On the contrary he was much opposed to their going upon the stage, and in some instances took particular pains to prevent it. This was the case with Charles, who received an excellent education, and for whom a place was procured in the London post-office.
But it seemed as natural for a Kemble to act, as it is for an eagle to soar.
They all appear to have possessed just that combination of form, feature, voice, presence, and temperament, which are fitted to charm and impress an audience.
Charles Kemble was soon led to try the stage, upon which he rose gradually to a high, but never to the highest, position.
He was the best light comedian of his time, and has perhaps never been surpassed in such characters as Benedick, Petruchio, Charles Surface, Cassio, Faulconbridge, Edgar, and Marc Antony.
He was also an excellent, though not a great, Hamlet.
In due time he married a popular actress, Miss De Camp, who began her dramatic career as a member of the ballet troupe of the Italian Opera House in London.
Two daughters were the fruit of this union,--Frances Anne Kemble, the subject of this memoir, and Adelaide Kemble,--both of whom, after a short but striking career upon the stage, married gentlemen of fortune and retired to private life.

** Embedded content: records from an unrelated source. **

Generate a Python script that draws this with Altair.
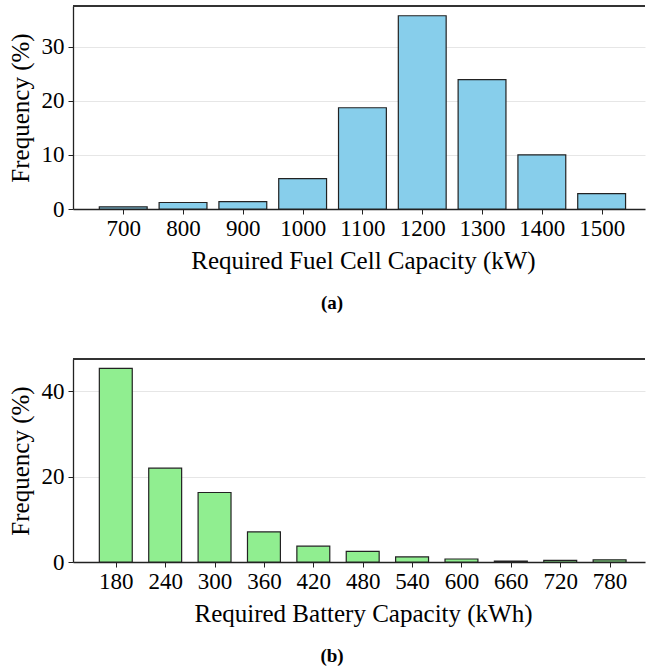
import altair as alt
import pandas as pd

# ---- data ----
fc_capacity = [700, 800, 900, 1000, 1100, 1200, 1300, 1400, 1500]
fc_freq = [0.4, 1.2, 1.35, 5.6, 18.7, 35.7, 23.9, 10.0, 2.85]

bat_capacity = [180, 240, 300, 360, 420, 480, 540, 600, 660, 720, 780]
bat_freq = [45.4, 22.0, 16.3, 7.05, 3.7, 2.5, 1.2, 0.7, 0.2, 0.4, 0.5]

fc_ticks = fc_capacity
bat_ticks = bat_capacity
fc_yticks = [0, 10, 20, 30]
bat_yticks = [0, 20, 40]

FONT = "'Liberation Serif', 'Times New Roman', Times, serif"
W = 572
H = 203


def panel(caps, freqs, half, xdomain, xticks, xtitle, ydomain, yticks, color, label, title_x):
    df = pd.DataFrame({"cap": caps, "freq": freqs})
    base = alt.Chart(df)
    bars = base.mark_bar(
        color=color, stroke="#222222", strokeWidth=1.2
    ).transform_calculate(
        x0=f"datum.cap - {half}", x1=f"datum.cap + {half}", y0="0"
    ).encode(
        x=alt.X(
            "x0:Q",
            scale=alt.Scale(domain=xdomain, nice=False, zero=False),
            axis=alt.Axis(
                values=xticks, title=xtitle, grid=False, format="d",
                labelFont=FONT, labelFontSize=23, labelColor="black",
                titleFont=FONT, titleFontSize=25, titleFontWeight="normal",
                titleColor="black", titlePadding=8, titleX=title_x,
                domainColor="#222222", domainWidth=1.3,
                tickColor="#222222", tickSize=5, tickWidth=1,
                labelPadding=3,
            ),
        ),
        x2="x1:Q",
        y=alt.Y(
            "freq:Q",
            scale=alt.Scale(domain=ydomain, nice=False),
            axis=alt.Axis(
                values=yticks, title="Frequency (%)", grid=True,
                gridColor="#e6e6e6", gridWidth=1,
                labelFont=FONT, labelFontSize=23, labelColor="black",
                titleFont=FONT, titleFontSize=25, titleFontWeight="normal",
                titleColor="black", titlePadding=8,
                domainColor="#222222", domainWidth=1.3,
                tickColor="#222222", tickSize=5, tickWidth=1,
                labelPadding=4,
            ),
        ),
        y2="y0:Q",
    )
    top = base.mark_rule(color="#333333", strokeWidth=1.2).encode(
        y=alt.value(0), x=alt.value(0), x2=alt.value(W)
    )
    return alt.layer(bars, top).properties(
        width=W, height=H,
        title=alt.TitleParams(
            label, orient="bottom", font=FONT, fontSize=19, fontWeight="bold",
            color="black", offset=21, dx=-27,
        ),
    )


chart_a = panel(fc_capacity, fc_freq, 40, [616, 1572.5], fc_ticks,
                "Required Fuel Cell Capacity (kW)", [0, 37.5], fc_yticks,
                "#87CEEB", "(a)", 290)
chart_b = panel(bat_capacity, bat_freq, 20, [128, 823], bat_ticks,
                "Required Battery Capacity (kWh)", [0, 47.6], bat_yticks,
                "#90EE90", "(b)", 290)

chart = alt.vconcat(chart_a, chart_b, spacing=45).configure_view(
    stroke=None
).properties(
    padding={"left": 8, "top": 5, "right": 0, "bottom": 5}
)

chart.save("out.html", embed_options={"renderer": "svg", "actions": False})
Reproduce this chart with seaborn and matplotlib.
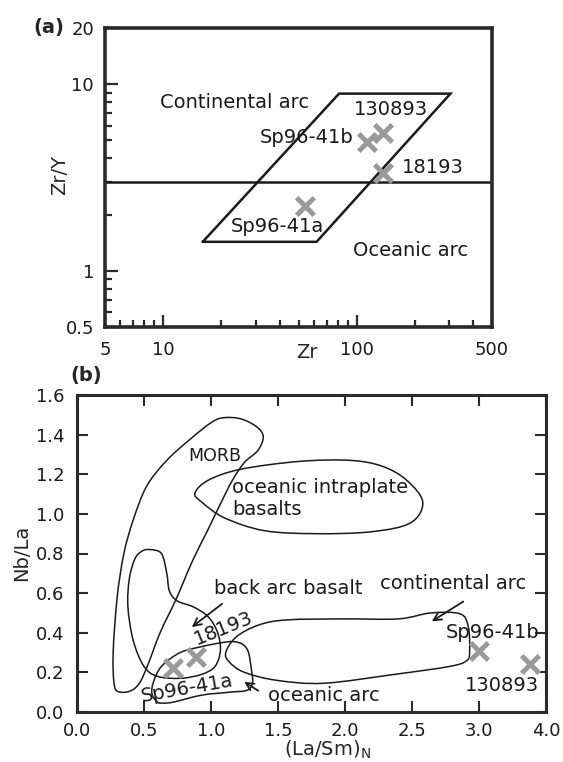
import numpy as np
import pandas as pd
import matplotlib
matplotlib.use("Agg")
import matplotlib.pyplot as plt
from matplotlib.path import Path
from matplotlib.patches import PathPatch
from matplotlib.ticker import FixedLocator, NullFormatter
import seaborn as sns

sns.set_style("ticks")
plt.rcParams["font.family"] = ["DejaVu Sans"]

# ---------------- panel (a): Zr/Y vs Zr ----------------
a_samples = ["130893", "Sp96-41b", "18193", "Sp96-41a"]
a_zr = [137, 113, 137, 54]
a_zry = [5.45, 4.9, 3.35, 2.22]
a_label_x = [150, 55, 248, 39]
a_label_y = [7.3, 5.15, 3.56, 1.72]

arc_field_zr = [16, 62, 305, 81, 16]
arc_field_zry = [1.43, 1.43, 8.9, 8.9, 1.43]
arc_boundary = 3.0

a_xticks = [5, 10, 100, 500]
a_yticks = [0.5, 1, 10, 20]

# ---------------- panel (b): Nb/La vs (La/Sm)N ----------------
b_samples = ["Sp96-41a", "18193", "Sp96-41b", "130893"]
b_lasm = [0.72, 0.89, 3.00, 3.38]
b_nbla = [0.22, 0.28, 0.31, 0.24]

b_xticks = [0.0, 0.5, 1.0, 1.5, 2.0, 2.5, 3.0, 3.5]
b_xticklabels = ["0.0", "0.5", "1.0", "1.5", "2.0", "2.5", "3.0", "4.0"]
b_yticks = [0.0, 0.2, 0.4, 0.6, 0.8, 1.0, 1.2, 1.4, 1.6]

morb = [(1.09, 1.485), (1.22, 1.48), (1.34, 1.44), (1.39, 1.39), (1.35, 1.32),
        (1.25, 1.26), (1.16, 1.17), (1.07, 1.05), (0.97, 0.91), (0.86, 0.76),
        (0.74, 0.57), (0.62, 0.40), (0.53, 0.24), (0.47, 0.15), (0.41, 0.11),
        (0.33, 0.10), (0.28, 0.13), (0.27, 0.30), (0.30, 0.58), (0.35, 0.80),
        (0.42, 0.97), (0.52, 1.14), (0.67, 1.27), (0.85, 1.38), (1.00, 1.46)]
intraplate = [(0.88, 1.105), (0.98, 1.17), (1.22, 1.225), (1.66, 1.265), (2.04, 1.27),
              (2.28, 1.24), (2.46, 1.17), (2.58, 1.06), (2.49, 0.955), (2.20, 0.91),
              (1.79, 0.90), (1.40, 0.915), (1.10, 0.98), (0.93, 1.06)]
back_arc = [(0.54, 0.82), (0.63, 0.80), (0.67, 0.70), (0.69, 0.61), (0.75, 0.56),
            (0.87, 0.53), (0.98, 0.48), (1.05, 0.40), (1.07, 0.31), (1.03, 0.23),
            (0.93, 0.19), (0.77, 0.17), (0.60, 0.18), (0.50, 0.23), (0.42, 0.36),
            (0.38, 0.53), (0.39, 0.67), (0.43, 0.77), (0.48, 0.81)]
oceanic_arc = [(0.60, 0.05), (0.56, 0.09), (0.57, 0.15), (0.63, 0.23), (0.77, 0.30),
               (0.93, 0.33), (1.08, 0.35), (1.17, 0.355), (1.24, 0.34), (1.28, 0.30),
               (1.30, 0.22), (1.31, 0.15), (1.27, 0.11), (1.14, 0.10), (0.93, 0.085),
               (0.72, 0.05), (0.64, 0.045)]
continental_arc = [(1.11, 0.30), (1.19, 0.38), (1.36, 0.44), (1.57, 0.465), (2.00, 0.47),
                   (2.40, 0.47), (2.64, 0.50), (2.86, 0.495), (2.92, 0.43), (2.93, 0.31),
                   (2.91, 0.26), (2.78, 0.23), (2.37, 0.19), (1.84, 0.145), (1.49, 0.16),
                   (1.25, 0.20), (1.14, 0.25)]

W, H = 563, 762
fig = plt.figure(figsize=(W / 100, H / 100), dpi=100)


def box(l, t, r, b):
    return [l / W, 1 - b / H, (r - l) / W, (b - t) / H]


SPINE = "#2a2a2a"
INK = "#1a1a1a"
CROSS = "#9a9a9a"
FS_TXT = 14
FS_TICK = 13
FS_AXIS = 14


def smooth_closed(pts):
    """Closed Catmull-Rom outline expressed as cubic Bezier segments."""
    P = np.asarray(pts, dtype=float)
    n = len(P)
    verts = [P[0]]
    codes = [Path.MOVETO]
    for i in range(n):
        p0, p1, p2, p3 = P[i - 1], P[i], P[(i + 1) % n], P[(i + 2) % n]
        verts += [p1 + (p2 - p0) / 6, p2 - (p3 - p1) / 6, p2]
        codes += [Path.CURVE4] * 3
    return Path(verts, codes)


# ---- (a) ----
ax1 = fig.add_axes(box(105, 28, 492, 327))
ax1.set_xscale("log")
ax1.set_yscale("log")
ax1.set_xlim(5, 500)
ax1.set_ylim(0.5, 20)

ax1.plot(arc_field_zr, arc_field_zry, color=INK, lw=1.8, solid_joinstyle="miter")
ax1.axhline(arc_boundary, color=INK, lw=1.8)

dfa = pd.DataFrame({"Zr": a_zr, "ZrY": a_zry, "sample": a_samples})
sns.scatterplot(data=dfa, x="Zr", y="ZrY", ax=ax1, marker="x", s=160,
                color=CROSS, linewidth=3.6, zorder=5, legend=False)

for name, lx, ly in zip(a_samples, a_label_x, a_label_y):
    ax1.text(lx, ly, name, fontsize=FS_TXT, ha="center", va="center", color=INK)
ax1.text(23.5, 7.93, "Continental arc", fontsize=FS_TXT, ha="center", va="center", color=INK)
ax1.text(190, 1.29, "Oceanic arc", fontsize=FS_TXT, ha="center", va="center", color=INK)

ax1.xaxis.set_major_locator(FixedLocator(a_xticks))
ax1.set_xticklabels([str(v) for v in a_xticks])
ax1.xaxis.set_minor_locator(FixedLocator([6, 7, 8, 9, 20, 30, 40, 50, 60, 70, 80, 90, 200, 300, 400]))
ax1.xaxis.set_minor_formatter(NullFormatter())
ax1.yaxis.set_major_locator(FixedLocator(a_yticks))
ax1.set_yticklabels(["0.5", "1", "10", "20"])
ax1.yaxis.set_minor_locator(FixedLocator([0.6, 0.7, 0.8, 0.9, 2, 3, 4, 5, 6, 7, 8, 9]))
ax1.yaxis.set_minor_formatter(NullFormatter())
ax1.tick_params(which="both", direction="in", color=SPINE, width=1.6, labelsize=FS_TICK,
                labelcolor=INK)
ax1.tick_params(which="major", length=9)
ax1.tick_params(which="minor", length=5)
ax1.tick_params(axis="x", which="both", pad=10)
ax1.tick_params(axis="y", which="both", pad=8)
for s in ax1.spines.values():
    s.set_linewidth(2.6)
    s.set_color(SPINE)
ax1.set_xlabel("")
ax1.set_ylabel("")

# ---- (b) ----
ax2 = fig.add_axes(box(77, 395, 546, 712))
ax2.set_xlim(0, 3.5)
ax2.set_ylim(0, 1.6)

for shape in (morb, intraplate, back_arc, oceanic_arc, continental_arc):
    ax2.add_patch(PathPatch(smooth_closed(shape), facecolor="none",
                            edgecolor=INK, lw=1.1))

dfb = pd.DataFrame({"LaSm": b_lasm, "NbLa": b_nbla, "sample": b_samples})
sns.scatterplot(data=dfb, x="LaSm", y="NbLa", ax=ax2, marker="x", s=160,
                color=CROSS, linewidth=3.6, zorder=5, legend=False)

tk = dict(fontsize=FS_TXT, color=INK)
ax2.text(1.03, 1.29, "MORB", ha="center", va="center", fontsize=12.5, color=INK)
ax2.text(1.16, 1.135, "oceanic intraplate", ha="left", va="center", **tk)
ax2.text(1.16, 1.02, "basalts", ha="left", va="center", **tk)
ax2.text(1.58, 0.625, "back arc basalt", ha="center", va="center", **tk)
ax2.text(2.81, 0.65, "continental arc", ha="center", va="center", **tk)
ax2.text(1.84, 0.085, "oceanic arc", ha="center", va="center", **tk)
ax2.text(1.09, 0.42, "18193", ha="center", va="center", rotation=22, **tk)
ax2.text(0.82, 0.12, "Sp96-41a", ha="center", va="center", rotation=10, **tk)
ax2.text(3.10, 0.40, "Sp96-41b", ha="center", va="center", **tk)
ax2.text(3.17, 0.135, "130893", ha="center", va="center", **tk)

arrow = dict(arrowstyle="->", color=INK, lw=1.3, mutation_scale=14)
ax2.annotate("", xy=(0.84, 0.42), xytext=(1.10, 0.555), arrowprops=arrow)
ax2.annotate("", xy=(2.63, 0.45), xytext=(2.90, 0.565), arrowprops=arrow)
ax2.annotate("", xy=(1.23, 0.16), xytext=(1.37, 0.10), arrowprops=arrow)

ax2.set_xticks(b_xticks)
ax2.set_xticklabels(b_xticklabels)
ax2.set_yticks(b_yticks)
ax2.set_yticklabels([f"{v:.1f}" for v in b_yticks])
ax2.tick_params(direction="in", length=8, width=1.5, color=SPINE, labelsize=FS_TICK,
                top=True, right=True, labelcolor=INK)
ax2.tick_params(axis="x", pad=7)
ax2.tick_params(axis="y", pad=9)
for s in ax2.spines.values():
    s.set_linewidth(2.2)
    s.set_color(SPINE)
ax2.set_xlabel("")
ax2.set_ylabel("")

# axis titles and panel letters
fig.text(60 / W, 1 - 175 / H, "Zr/Y", rotation=90, ha="center", va="center", fontsize=FS_AXIS)
fig.text(307 / W, 1 - 352 / H, "Zr", ha="center", va="center", fontsize=FS_AXIS)
fig.text(22 / W, 1 - 553 / H, "Nb/La", rotation=90, ha="center", va="center", fontsize=FS_AXIS)
fig.text(328 / W, 1 - 750 / H, r"(La/Sm)$_{\mathregular{N}}$", ha="center", va="center",
         fontsize=FS_AXIS)
fig.text(49 / W, 1 - 27 / H, "(a)", ha="center", va="center", fontsize=14, fontweight="bold")
fig.text(86 / W, 1 - 376 / H, "(b)", ha="center", va="center", fontsize=14, fontweight="bold")

fig.savefig("out.png", dpi=100)
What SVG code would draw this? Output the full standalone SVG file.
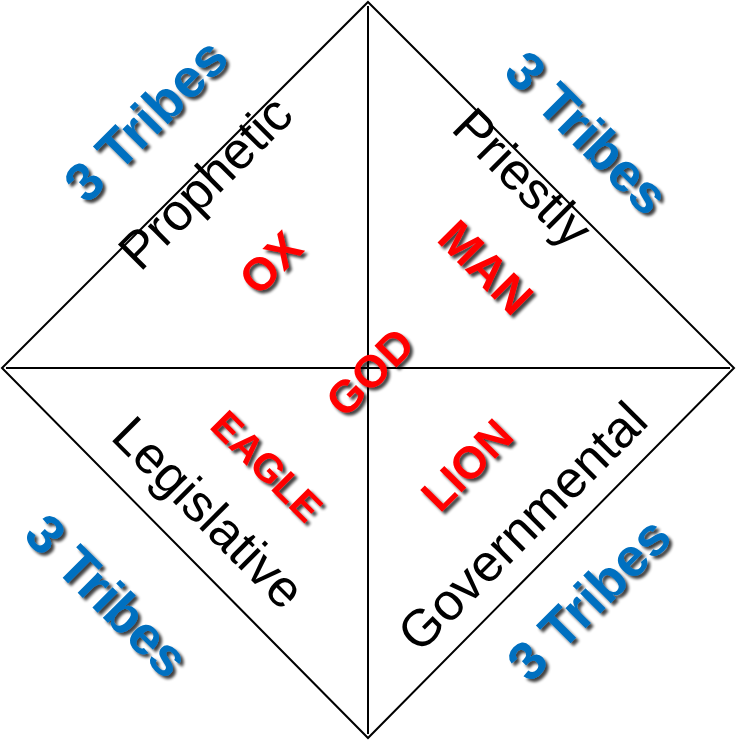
<svg xmlns="http://www.w3.org/2000/svg" width="736" height="741" viewBox="0 0 736 741">
<defs>
<filter id="sh" x="-20%" y="-20%" width="140%" height="140%">
<feGaussianBlur in="SourceAlpha" stdDeviation="1.6" result="b"/>
<feOffset in="b" dx="2.5" dy="2.5" result="o"/>
<feComponentTransfer in="o" result="s"><feFuncA type="linear" slope="0.75"/></feComponentTransfer>
<feMerge><feMergeNode in="s"/><feMergeNode in="SourceGraphic"/></feMerge>
</filter>
</defs>
<style>
.ln{fill:none;stroke:#000;stroke-width:2}
text{font-family:"Liberation Sans",Arial,sans-serif;text-anchor:middle}
.tr{font-weight:bold;fill:#0070C0;font-size:54px}
.rd{font-weight:bold;fill:#FF0000}
.bk{fill:#000;font-size:52px}
</style>
<rect width="736" height="741" fill="#fff"/>
<g id="connectors">
<polygon class="ln" points="368,2 734,368 368,738 2,368"/>
<line class="ln" x1="368" y1="6" x2="368" y2="734"/>
<line class="ln" x1="6" y1="368" x2="730" y2="368"/>
</g>
<g id="tribes-tl" filter="url(#sh)"><text class="tr" transform="translate(159,133) rotate(-45)">3 Tribes</text></g>
<g id="tribes-tr" filter="url(#sh)"><text class="tr" transform="translate(574,146) rotate(45)">3 Tribes</text></g>
<g id="tribes-bl" filter="url(#sh)"><text class="tr" transform="translate(94,609) rotate(45)">3 Tribes</text></g>
<g id="tribes-br" filter="url(#sh)"><text class="tr" transform="translate(602,612) rotate(-45)">3 Tribes</text></g>
<g id="prophetic"><text class="bk" transform="translate(218,195) rotate(-45)">Prophetic</text></g>
<g id="priestly"><text class="bk" transform="translate(510,190) rotate(45)">Priestly</text></g>
<g id="legislative"><text class="bk" transform="translate(196,525) rotate(45)">Legislative</text></g>
<g id="governmental"><text class="bk" transform="translate(535,539) rotate(-45)">Governmental</text></g>
<g id="ox" filter="url(#sh)"><text class="rd" font-size="46" transform="translate(282,274) rotate(-45)">OX</text></g>
<g id="man" filter="url(#sh)"><text class="rd" font-size="48" transform="translate(474,279) rotate(45)">MAN</text></g>
<g id="god" filter="url(#sh)"><text class="rd" font-size="45" transform="translate(381,383) rotate(-45)">GOD</text></g>
<g id="eagle" filter="url(#sh)"><text class="rd" font-size="40" transform="translate(257,476) rotate(45)">EAGLE</text></g>
<g id="lion" filter="url(#sh)"><text class="rd" font-size="45" transform="translate(478,476) rotate(-45)">LION</text></g>
</svg>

Six weeks before the evening on which Miss Kemble made her first appearance in London, neither she nor her parents had ever thought of her attempting the stage.
Charles Kemble was then manager of Covent Garden Theatre, one of the two great theatres of London.
The plays which he presented did not prove attractive; the season threatened to end in disaster; and he looked anxiously about him for the means of restoring to the theatre its former prestige.